Exercise objective:
Locate the word "document" in the material, then show every line that holds it.

-- start Records provided --

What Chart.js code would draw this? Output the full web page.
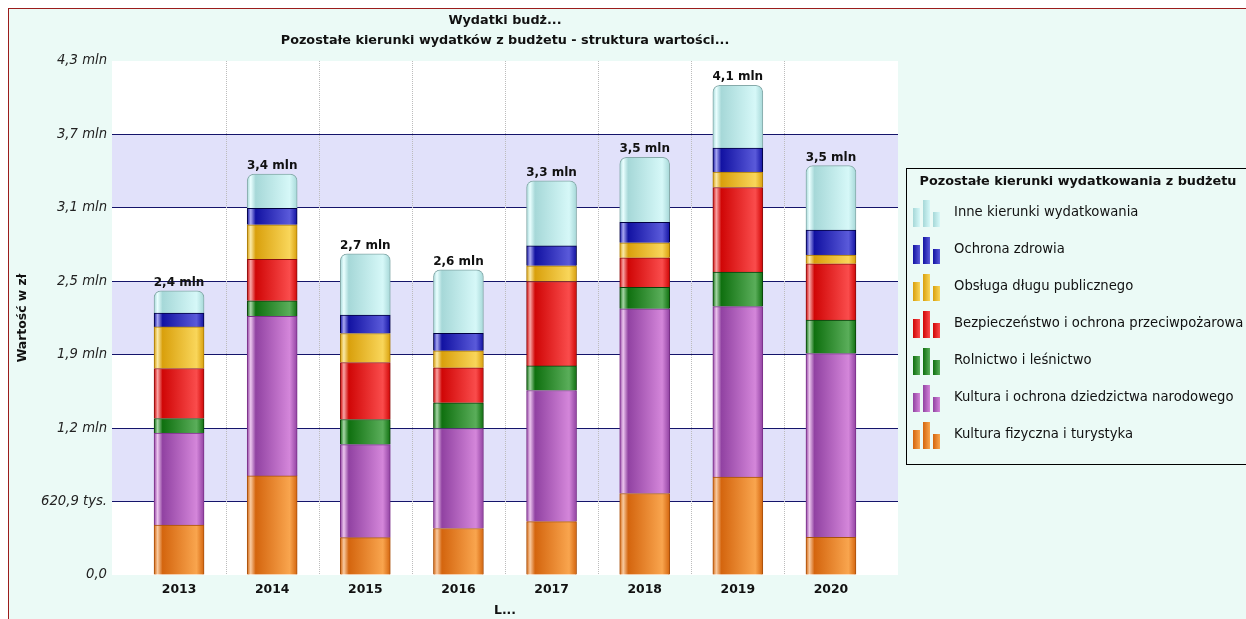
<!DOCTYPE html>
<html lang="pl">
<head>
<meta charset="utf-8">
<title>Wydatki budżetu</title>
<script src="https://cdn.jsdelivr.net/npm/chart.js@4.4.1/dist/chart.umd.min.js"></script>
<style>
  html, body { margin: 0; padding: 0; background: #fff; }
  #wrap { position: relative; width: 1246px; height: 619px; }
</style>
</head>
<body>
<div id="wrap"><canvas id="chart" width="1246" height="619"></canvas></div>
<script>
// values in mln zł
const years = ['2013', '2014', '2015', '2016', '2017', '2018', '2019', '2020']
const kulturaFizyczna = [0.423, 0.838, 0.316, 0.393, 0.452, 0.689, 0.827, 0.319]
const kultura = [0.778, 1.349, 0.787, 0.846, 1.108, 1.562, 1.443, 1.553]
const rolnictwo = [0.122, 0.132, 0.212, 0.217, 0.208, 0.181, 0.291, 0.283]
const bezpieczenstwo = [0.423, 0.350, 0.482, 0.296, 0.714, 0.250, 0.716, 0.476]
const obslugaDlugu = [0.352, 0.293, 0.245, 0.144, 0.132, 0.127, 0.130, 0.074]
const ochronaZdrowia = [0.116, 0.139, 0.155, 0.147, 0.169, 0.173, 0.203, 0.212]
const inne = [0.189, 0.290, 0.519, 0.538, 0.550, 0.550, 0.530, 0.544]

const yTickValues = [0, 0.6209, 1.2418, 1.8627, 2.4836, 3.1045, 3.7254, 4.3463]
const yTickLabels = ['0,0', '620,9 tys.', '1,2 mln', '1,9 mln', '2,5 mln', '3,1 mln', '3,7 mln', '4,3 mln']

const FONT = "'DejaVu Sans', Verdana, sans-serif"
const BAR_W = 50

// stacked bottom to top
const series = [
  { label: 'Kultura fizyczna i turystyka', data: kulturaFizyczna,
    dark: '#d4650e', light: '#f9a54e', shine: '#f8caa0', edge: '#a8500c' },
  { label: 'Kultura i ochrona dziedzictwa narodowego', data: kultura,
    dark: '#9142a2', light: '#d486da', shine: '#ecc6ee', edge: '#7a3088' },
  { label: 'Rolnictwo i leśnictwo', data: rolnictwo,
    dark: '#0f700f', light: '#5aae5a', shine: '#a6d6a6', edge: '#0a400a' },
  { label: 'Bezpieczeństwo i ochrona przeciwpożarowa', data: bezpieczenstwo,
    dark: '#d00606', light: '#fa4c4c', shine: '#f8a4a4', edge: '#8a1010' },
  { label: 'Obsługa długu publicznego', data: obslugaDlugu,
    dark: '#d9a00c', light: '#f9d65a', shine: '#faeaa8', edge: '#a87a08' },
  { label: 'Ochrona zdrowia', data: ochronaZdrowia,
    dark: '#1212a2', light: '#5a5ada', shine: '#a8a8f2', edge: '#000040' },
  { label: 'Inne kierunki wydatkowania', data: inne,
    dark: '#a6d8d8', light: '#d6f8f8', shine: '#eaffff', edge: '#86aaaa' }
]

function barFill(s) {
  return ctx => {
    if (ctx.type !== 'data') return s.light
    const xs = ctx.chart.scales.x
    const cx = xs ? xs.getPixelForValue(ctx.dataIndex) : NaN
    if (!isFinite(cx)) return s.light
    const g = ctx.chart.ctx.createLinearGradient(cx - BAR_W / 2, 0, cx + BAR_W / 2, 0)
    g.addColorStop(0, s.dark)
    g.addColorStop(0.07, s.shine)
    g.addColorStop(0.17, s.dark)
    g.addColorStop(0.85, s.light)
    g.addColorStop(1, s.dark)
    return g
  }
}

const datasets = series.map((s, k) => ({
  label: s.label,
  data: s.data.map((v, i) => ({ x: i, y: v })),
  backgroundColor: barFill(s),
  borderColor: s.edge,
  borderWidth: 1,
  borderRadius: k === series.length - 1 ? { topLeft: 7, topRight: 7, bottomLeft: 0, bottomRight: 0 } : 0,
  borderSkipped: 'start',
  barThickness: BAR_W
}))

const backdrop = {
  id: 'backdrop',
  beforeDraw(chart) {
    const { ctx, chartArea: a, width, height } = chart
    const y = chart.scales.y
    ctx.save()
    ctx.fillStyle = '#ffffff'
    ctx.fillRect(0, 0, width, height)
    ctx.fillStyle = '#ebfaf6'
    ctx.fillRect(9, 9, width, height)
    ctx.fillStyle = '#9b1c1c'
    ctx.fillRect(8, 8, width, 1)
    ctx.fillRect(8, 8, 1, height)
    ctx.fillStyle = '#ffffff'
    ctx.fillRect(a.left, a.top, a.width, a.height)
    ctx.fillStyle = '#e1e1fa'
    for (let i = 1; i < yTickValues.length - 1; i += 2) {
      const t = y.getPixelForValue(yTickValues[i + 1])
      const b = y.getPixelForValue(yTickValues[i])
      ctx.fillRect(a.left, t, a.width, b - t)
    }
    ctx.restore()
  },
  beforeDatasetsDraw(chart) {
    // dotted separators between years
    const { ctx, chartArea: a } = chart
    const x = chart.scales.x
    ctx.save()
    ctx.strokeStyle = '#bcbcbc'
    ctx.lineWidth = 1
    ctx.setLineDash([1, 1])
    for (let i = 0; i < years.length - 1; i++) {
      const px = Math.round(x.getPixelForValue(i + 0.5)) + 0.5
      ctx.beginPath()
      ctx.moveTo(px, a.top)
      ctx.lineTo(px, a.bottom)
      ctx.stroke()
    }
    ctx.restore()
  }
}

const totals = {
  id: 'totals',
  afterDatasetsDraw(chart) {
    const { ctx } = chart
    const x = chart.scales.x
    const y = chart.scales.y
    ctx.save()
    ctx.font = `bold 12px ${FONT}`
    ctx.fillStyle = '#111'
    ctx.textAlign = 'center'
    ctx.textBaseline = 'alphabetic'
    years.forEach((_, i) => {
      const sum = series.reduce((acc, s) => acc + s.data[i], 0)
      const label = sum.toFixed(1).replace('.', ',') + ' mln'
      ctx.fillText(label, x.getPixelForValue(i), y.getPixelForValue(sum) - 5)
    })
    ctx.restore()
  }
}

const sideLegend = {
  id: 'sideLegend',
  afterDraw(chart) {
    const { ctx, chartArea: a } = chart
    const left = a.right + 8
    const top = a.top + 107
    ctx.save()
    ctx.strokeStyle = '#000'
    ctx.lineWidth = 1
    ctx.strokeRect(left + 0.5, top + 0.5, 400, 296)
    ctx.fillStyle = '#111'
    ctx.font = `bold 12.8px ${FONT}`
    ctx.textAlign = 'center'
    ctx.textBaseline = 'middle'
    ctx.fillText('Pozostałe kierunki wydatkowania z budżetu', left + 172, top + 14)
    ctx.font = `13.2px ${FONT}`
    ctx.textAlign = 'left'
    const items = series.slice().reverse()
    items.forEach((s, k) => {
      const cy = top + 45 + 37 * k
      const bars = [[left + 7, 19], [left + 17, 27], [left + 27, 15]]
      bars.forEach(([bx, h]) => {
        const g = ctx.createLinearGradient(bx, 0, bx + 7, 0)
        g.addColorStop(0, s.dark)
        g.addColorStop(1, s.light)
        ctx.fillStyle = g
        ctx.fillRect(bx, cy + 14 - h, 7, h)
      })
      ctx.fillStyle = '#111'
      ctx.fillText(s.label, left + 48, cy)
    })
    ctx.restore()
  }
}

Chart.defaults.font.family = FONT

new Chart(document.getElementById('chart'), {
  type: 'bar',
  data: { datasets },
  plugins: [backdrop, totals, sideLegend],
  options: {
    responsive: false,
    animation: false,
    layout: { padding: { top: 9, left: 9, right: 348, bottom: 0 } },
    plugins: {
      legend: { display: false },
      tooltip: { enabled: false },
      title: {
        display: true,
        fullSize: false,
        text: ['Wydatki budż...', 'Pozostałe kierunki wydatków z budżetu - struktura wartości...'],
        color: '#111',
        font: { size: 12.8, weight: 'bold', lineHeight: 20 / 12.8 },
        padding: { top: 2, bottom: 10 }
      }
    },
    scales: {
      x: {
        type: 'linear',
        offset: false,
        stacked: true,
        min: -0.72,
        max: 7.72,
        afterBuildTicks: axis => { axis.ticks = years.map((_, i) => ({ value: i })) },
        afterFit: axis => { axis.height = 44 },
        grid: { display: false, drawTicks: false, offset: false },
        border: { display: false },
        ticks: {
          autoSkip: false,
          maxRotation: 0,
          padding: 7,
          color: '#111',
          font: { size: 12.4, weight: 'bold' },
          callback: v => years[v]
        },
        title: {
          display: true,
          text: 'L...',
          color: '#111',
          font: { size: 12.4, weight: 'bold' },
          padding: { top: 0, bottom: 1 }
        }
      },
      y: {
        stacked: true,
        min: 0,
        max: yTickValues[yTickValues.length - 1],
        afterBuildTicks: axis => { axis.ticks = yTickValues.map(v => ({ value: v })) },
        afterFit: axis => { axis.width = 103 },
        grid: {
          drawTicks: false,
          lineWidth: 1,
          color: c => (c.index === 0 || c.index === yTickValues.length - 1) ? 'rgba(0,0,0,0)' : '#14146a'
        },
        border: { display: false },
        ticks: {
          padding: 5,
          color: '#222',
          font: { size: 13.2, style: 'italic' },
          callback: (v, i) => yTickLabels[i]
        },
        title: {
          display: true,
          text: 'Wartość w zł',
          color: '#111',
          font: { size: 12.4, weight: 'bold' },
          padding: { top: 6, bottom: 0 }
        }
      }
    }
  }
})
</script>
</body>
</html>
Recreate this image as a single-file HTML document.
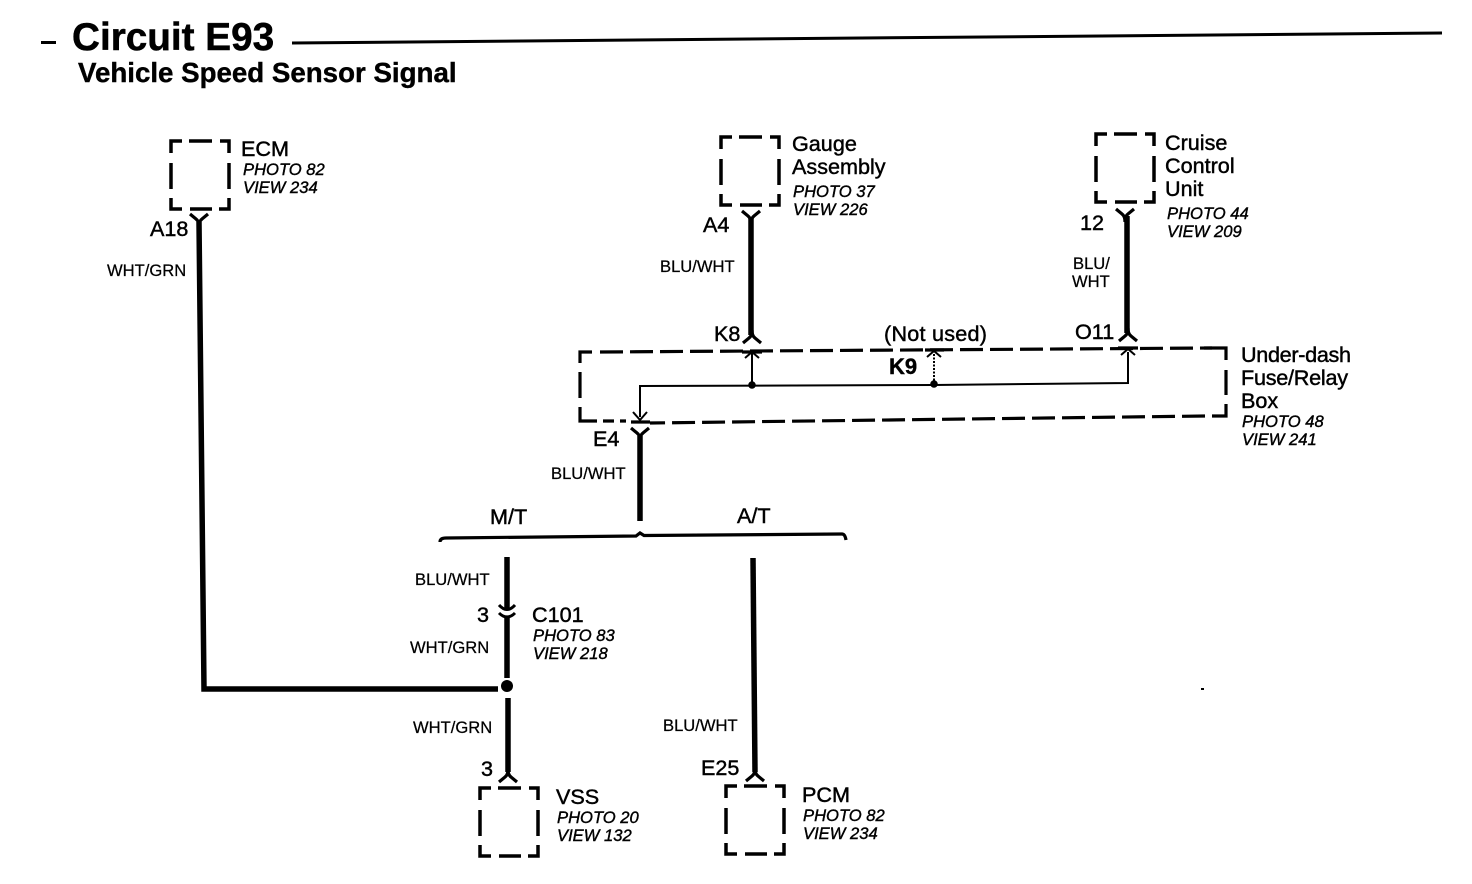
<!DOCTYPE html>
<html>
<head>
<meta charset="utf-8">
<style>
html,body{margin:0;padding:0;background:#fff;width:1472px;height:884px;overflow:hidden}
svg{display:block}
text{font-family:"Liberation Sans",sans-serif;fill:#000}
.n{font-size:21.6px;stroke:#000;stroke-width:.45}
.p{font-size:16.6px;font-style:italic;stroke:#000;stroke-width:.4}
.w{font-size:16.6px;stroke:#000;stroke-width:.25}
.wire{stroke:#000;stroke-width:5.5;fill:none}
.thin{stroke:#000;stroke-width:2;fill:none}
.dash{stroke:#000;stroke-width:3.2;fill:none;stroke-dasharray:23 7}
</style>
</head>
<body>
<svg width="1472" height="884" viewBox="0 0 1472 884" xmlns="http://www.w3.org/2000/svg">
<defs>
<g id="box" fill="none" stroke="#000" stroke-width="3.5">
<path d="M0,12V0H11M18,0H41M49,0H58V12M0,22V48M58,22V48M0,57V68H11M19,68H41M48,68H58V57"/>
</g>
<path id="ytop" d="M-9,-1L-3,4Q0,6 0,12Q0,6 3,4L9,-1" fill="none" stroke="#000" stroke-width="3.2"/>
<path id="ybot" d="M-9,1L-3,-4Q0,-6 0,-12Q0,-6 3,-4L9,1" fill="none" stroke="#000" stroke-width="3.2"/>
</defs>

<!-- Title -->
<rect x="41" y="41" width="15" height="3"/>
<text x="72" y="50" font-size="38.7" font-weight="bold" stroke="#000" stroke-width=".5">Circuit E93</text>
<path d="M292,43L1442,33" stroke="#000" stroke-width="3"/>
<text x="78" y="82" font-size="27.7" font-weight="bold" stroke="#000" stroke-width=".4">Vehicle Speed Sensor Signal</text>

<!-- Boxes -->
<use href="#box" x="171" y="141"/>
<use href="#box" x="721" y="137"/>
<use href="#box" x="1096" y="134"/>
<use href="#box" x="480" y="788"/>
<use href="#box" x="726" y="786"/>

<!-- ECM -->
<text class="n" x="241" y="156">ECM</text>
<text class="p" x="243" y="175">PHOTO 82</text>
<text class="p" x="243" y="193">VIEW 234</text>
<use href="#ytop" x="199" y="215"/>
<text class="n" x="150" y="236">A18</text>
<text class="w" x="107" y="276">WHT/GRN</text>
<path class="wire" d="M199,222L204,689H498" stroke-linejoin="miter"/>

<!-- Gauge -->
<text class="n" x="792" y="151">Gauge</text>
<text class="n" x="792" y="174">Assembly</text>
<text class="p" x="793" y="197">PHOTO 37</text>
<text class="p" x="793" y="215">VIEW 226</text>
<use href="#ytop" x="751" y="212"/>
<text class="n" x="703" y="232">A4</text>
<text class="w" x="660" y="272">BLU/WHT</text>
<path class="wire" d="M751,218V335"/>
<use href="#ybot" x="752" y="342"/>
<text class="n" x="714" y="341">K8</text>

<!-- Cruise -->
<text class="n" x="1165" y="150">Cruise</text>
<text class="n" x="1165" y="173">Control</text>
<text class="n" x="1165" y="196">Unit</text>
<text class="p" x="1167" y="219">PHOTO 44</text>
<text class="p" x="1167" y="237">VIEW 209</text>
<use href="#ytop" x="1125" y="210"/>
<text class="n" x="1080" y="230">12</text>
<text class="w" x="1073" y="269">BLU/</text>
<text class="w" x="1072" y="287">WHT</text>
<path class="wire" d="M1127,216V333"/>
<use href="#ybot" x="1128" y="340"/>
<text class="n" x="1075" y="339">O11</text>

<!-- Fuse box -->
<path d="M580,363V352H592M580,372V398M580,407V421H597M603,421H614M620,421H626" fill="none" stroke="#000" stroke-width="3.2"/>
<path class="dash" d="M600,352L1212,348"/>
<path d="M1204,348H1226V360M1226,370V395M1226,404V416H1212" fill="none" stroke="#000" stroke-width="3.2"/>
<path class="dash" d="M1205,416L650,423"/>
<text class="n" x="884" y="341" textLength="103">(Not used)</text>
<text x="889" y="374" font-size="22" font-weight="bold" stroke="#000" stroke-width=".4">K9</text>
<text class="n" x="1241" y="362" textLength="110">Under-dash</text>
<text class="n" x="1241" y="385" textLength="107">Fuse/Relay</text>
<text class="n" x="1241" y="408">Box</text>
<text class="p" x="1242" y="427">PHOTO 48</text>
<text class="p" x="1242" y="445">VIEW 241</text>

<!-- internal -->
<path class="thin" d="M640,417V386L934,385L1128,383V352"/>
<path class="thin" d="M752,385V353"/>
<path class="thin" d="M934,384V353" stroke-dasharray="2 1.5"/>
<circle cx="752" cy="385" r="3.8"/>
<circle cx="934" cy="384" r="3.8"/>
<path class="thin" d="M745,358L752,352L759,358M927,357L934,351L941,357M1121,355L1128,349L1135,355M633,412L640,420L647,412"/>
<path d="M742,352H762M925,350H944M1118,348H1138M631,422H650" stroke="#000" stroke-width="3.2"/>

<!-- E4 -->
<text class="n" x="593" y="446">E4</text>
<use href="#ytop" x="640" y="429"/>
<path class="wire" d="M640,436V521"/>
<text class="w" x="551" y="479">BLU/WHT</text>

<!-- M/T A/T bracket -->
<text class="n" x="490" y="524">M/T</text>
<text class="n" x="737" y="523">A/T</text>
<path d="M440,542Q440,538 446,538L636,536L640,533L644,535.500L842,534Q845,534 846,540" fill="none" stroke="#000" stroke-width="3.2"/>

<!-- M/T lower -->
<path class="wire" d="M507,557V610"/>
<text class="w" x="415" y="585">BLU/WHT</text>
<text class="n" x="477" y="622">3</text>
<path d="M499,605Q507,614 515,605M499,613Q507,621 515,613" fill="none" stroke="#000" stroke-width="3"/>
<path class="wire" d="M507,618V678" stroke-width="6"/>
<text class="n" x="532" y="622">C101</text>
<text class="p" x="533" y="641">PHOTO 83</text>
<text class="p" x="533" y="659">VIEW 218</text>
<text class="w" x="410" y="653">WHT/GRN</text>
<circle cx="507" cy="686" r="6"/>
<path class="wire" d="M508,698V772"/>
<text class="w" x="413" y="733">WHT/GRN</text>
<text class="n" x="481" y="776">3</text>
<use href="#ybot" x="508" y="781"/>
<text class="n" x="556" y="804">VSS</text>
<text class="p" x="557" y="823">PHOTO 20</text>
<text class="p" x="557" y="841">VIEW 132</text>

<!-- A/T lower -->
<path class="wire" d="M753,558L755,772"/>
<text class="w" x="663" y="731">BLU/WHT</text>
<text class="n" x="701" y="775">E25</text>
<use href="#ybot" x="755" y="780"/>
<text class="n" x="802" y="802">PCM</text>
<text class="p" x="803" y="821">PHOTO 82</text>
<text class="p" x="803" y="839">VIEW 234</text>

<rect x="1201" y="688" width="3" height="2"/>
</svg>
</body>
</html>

-- end Records provided --

Finished answer:
new Chart(document.getElementById('chart'), {
Recreate this image as a single-file HTML document.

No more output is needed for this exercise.